::: Data lines :::

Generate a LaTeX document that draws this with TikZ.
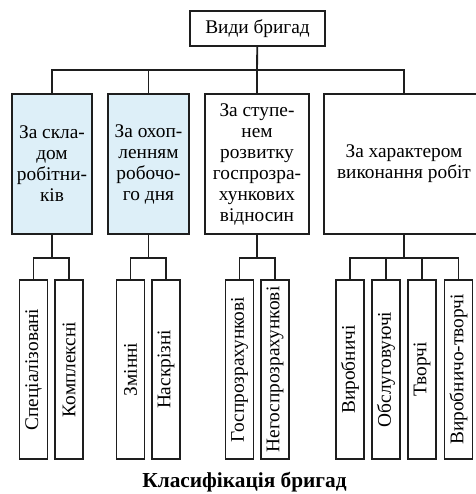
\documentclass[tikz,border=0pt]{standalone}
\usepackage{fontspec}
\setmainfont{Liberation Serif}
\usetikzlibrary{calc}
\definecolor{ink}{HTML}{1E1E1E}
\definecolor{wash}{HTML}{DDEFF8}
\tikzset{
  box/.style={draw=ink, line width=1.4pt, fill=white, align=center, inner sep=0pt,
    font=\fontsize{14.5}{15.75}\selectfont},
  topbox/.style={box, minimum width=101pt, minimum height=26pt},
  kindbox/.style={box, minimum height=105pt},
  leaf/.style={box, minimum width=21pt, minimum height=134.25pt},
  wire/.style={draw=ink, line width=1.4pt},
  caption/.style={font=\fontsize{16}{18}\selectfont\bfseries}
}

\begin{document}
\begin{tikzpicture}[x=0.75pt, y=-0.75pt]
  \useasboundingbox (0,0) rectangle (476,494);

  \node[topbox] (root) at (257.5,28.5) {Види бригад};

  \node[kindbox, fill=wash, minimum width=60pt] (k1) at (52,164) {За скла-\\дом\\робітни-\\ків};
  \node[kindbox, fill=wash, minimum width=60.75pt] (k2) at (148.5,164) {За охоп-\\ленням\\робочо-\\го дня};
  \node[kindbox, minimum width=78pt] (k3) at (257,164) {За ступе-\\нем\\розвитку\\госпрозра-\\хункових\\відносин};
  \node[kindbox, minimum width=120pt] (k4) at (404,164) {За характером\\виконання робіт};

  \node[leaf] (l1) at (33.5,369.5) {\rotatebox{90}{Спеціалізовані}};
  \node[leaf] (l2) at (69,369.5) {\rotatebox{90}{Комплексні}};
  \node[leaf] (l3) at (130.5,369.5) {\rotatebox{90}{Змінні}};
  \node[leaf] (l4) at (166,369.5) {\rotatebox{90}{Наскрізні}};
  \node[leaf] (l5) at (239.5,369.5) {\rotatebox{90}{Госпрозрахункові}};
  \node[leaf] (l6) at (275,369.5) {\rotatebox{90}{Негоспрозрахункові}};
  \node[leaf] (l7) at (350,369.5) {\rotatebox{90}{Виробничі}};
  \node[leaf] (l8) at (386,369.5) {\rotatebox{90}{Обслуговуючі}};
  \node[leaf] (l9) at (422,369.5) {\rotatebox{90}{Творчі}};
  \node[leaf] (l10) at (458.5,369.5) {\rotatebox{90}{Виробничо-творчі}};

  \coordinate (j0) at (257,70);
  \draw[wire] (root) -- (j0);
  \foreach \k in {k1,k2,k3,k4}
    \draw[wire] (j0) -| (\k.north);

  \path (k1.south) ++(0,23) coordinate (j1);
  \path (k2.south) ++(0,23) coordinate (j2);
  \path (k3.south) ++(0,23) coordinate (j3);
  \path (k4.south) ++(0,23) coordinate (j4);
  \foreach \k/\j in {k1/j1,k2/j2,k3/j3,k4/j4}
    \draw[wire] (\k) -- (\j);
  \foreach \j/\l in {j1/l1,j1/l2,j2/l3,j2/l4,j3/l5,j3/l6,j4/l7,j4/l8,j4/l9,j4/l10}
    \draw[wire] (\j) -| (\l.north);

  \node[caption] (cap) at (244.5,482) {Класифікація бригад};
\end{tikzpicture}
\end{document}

:::
::: Data lines :::

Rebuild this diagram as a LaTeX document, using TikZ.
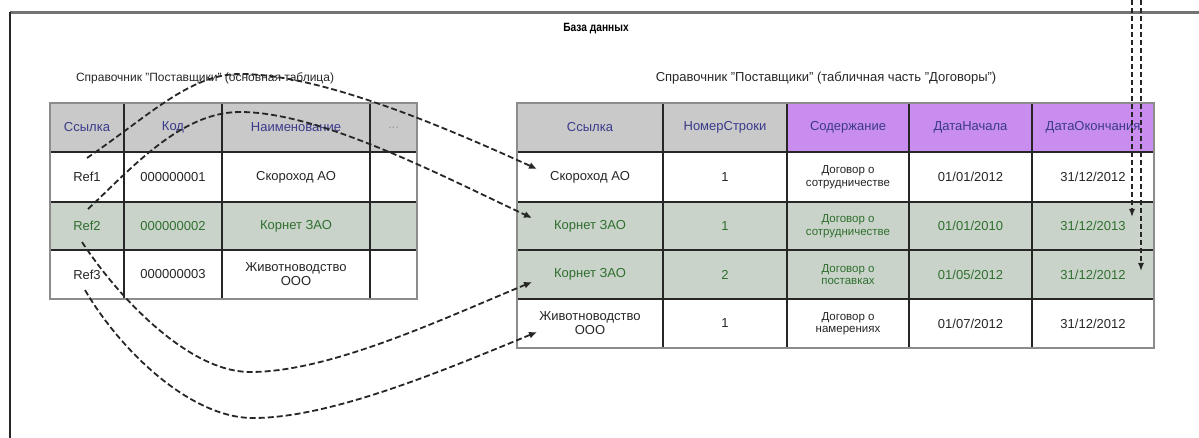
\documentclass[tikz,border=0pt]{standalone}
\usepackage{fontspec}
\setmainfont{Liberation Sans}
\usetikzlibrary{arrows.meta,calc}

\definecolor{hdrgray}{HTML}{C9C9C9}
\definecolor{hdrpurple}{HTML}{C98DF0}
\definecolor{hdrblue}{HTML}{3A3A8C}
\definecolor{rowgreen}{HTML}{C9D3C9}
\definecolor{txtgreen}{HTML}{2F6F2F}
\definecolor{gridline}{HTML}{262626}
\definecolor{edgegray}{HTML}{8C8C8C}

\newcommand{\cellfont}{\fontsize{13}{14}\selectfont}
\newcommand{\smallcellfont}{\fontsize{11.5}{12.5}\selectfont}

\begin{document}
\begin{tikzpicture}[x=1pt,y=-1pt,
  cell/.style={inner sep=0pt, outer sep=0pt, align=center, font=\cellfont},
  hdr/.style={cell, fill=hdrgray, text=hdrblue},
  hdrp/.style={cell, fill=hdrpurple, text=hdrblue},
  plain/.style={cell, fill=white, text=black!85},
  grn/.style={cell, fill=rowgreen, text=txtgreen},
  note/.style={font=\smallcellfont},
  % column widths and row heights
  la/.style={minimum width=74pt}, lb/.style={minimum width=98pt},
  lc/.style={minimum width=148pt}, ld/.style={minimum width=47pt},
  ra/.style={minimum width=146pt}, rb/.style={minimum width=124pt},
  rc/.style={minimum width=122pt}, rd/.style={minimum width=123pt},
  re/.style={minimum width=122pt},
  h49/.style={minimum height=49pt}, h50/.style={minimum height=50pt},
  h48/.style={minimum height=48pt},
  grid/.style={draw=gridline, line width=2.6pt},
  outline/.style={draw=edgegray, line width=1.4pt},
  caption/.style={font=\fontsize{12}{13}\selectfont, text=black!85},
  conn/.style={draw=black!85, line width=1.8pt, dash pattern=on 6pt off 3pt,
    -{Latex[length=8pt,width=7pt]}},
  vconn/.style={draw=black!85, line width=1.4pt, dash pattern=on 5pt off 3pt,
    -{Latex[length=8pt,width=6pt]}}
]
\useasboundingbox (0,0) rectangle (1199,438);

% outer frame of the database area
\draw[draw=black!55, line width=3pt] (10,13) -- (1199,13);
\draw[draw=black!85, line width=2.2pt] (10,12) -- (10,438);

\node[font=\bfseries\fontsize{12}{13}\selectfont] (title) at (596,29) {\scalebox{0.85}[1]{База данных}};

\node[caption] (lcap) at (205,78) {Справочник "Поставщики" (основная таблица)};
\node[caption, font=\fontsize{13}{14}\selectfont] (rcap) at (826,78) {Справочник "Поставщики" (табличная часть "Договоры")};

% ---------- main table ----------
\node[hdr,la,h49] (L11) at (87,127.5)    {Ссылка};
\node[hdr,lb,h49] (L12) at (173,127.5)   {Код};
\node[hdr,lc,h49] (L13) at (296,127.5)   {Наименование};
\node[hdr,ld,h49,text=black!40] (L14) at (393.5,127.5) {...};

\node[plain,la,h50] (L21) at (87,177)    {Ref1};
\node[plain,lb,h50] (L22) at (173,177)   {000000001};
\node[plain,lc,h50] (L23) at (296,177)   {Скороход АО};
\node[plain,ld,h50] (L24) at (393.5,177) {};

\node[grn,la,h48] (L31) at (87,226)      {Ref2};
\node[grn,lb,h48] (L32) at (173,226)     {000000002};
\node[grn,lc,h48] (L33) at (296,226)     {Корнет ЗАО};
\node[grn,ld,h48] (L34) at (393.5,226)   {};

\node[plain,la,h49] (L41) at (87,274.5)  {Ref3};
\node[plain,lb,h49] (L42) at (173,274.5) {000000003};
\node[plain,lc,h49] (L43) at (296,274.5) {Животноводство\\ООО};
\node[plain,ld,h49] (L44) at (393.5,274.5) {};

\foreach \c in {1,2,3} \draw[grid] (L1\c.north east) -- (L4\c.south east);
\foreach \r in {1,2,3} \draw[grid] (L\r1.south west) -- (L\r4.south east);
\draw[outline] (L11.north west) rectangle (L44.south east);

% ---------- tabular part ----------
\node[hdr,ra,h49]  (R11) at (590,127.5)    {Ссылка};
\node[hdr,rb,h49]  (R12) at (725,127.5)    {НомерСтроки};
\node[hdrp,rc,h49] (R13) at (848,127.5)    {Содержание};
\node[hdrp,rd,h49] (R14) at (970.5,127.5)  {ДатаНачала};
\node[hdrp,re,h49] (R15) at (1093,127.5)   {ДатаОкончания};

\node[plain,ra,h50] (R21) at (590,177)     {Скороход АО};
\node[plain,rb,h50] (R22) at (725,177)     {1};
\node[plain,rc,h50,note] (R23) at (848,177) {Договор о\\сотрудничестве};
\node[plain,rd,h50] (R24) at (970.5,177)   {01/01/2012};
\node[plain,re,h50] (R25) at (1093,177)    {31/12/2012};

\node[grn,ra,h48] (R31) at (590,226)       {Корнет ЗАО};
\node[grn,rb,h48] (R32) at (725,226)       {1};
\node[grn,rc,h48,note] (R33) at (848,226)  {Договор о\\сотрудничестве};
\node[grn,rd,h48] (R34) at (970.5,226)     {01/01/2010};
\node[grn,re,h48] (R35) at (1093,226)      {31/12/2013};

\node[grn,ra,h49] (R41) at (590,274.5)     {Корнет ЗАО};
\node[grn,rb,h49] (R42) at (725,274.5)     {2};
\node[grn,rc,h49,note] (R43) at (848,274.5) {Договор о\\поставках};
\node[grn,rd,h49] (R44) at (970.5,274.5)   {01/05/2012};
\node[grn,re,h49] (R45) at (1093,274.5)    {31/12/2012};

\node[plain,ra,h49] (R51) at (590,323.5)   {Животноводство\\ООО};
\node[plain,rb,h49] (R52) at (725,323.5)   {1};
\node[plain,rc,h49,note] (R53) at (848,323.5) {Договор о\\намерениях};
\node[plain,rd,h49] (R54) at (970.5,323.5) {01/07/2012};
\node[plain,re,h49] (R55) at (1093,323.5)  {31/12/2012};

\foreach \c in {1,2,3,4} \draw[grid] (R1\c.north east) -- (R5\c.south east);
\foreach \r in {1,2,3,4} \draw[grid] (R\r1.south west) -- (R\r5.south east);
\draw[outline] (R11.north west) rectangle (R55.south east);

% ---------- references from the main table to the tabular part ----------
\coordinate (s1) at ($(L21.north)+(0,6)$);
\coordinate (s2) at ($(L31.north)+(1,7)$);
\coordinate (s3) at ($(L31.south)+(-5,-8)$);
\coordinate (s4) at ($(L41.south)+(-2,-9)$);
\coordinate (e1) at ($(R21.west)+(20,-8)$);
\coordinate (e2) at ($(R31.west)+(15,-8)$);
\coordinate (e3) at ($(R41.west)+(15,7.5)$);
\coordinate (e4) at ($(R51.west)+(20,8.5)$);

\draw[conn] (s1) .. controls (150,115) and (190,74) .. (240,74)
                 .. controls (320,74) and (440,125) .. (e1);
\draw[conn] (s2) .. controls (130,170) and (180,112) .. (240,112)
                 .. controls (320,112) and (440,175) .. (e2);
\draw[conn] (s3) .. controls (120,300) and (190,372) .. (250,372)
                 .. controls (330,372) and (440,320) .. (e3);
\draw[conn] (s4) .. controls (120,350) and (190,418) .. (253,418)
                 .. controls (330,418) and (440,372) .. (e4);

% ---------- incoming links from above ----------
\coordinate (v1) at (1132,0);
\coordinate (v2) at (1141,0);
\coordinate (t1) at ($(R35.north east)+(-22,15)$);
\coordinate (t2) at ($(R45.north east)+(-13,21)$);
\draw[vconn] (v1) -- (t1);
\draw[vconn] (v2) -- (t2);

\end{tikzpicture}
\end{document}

:::

Short task:
Using the data above, print only the lines starting at the one with "Generate a LaTeX" and ending at the one with "(l10) at (458.5,369.5)", exactly as they stand, minus the pictures.

Response below:
Generate a LaTeX document that draws this with TikZ.
\documentclass[tikz,border=0pt]{standalone}
\usepackage{fontspec}
\setmainfont{Liberation Serif}
\usetikzlibrary{calc}
\definecolor{ink}{HTML}{1E1E1E}
\definecolor{wash}{HTML}{DDEFF8}
\tikzset{
  box/.style={draw=ink, line width=1.4pt, fill=white, align=center, inner sep=0pt,
    font=\fontsize{14.5}{15.75}\selectfont},
  topbox/.style={box, minimum width=101pt, minimum height=26pt},
  kindbox/.style={box, minimum height=105pt},
  leaf/.style={box, minimum width=21pt, minimum height=134.25pt},
  wire/.style={draw=ink, line width=1.4pt},
  caption/.style={font=\fontsize{16}{18}\selectfont\bfseries}
}

\begin{document}
\begin{tikzpicture}[x=0.75pt, y=-0.75pt]
  \useasboundingbox (0,0) rectangle (476,494);

  \node[topbox] (root) at (257.5,28.5) {Види бригад};

  \node[kindbox, fill=wash, minimum width=60pt] (k1) at (52,164) {За скла-\\дом\\робітни-\\ків};
  \node[kindbox, fill=wash, minimum width=60.75pt] (k2) at (148.5,164) {За охоп-\\ленням\\робочо-\\го дня};
  \node[kindbox, minimum width=78pt] (k3) at (257,164) {За ступе-\\нем\\розвитку\\госпрозра-\\хункових\\відносин};
  \node[kindbox, minimum width=120pt] (k4) at (404,164) {За характером\\виконання робіт};

  \node[leaf] (l1) at (33.5,369.5) {\rotatebox{90}{Спеціалізовані}};
  \node[leaf] (l2) at (69,369.5) {\rotatebox{90}{Комплексні}};
  \node[leaf] (l3) at (130.5,369.5) {\rotatebox{90}{Змінні}};
  \node[leaf] (l4) at (166,369.5) {\rotatebox{90}{Наскрізні}};
  \node[leaf] (l5) at (239.5,369.5) {\rotatebox{90}{Госпрозрахункові}};
  \node[leaf] (l6) at (275,369.5) {\rotatebox{90}{Негоспрозрахункові}};
  \node[leaf] (l7) at (350,369.5) {\rotatebox{90}{Виробничі}};
  \node[leaf] (l8) at (386,369.5) {\rotatebox{90}{Обслуговуючі}};
  \node[leaf] (l9) at (422,369.5) {\rotatebox{90}{Творчі}};
  \node[leaf] (l10) at (458.5,369.5) {\rotatebox{90}{Виробничо-творчі}};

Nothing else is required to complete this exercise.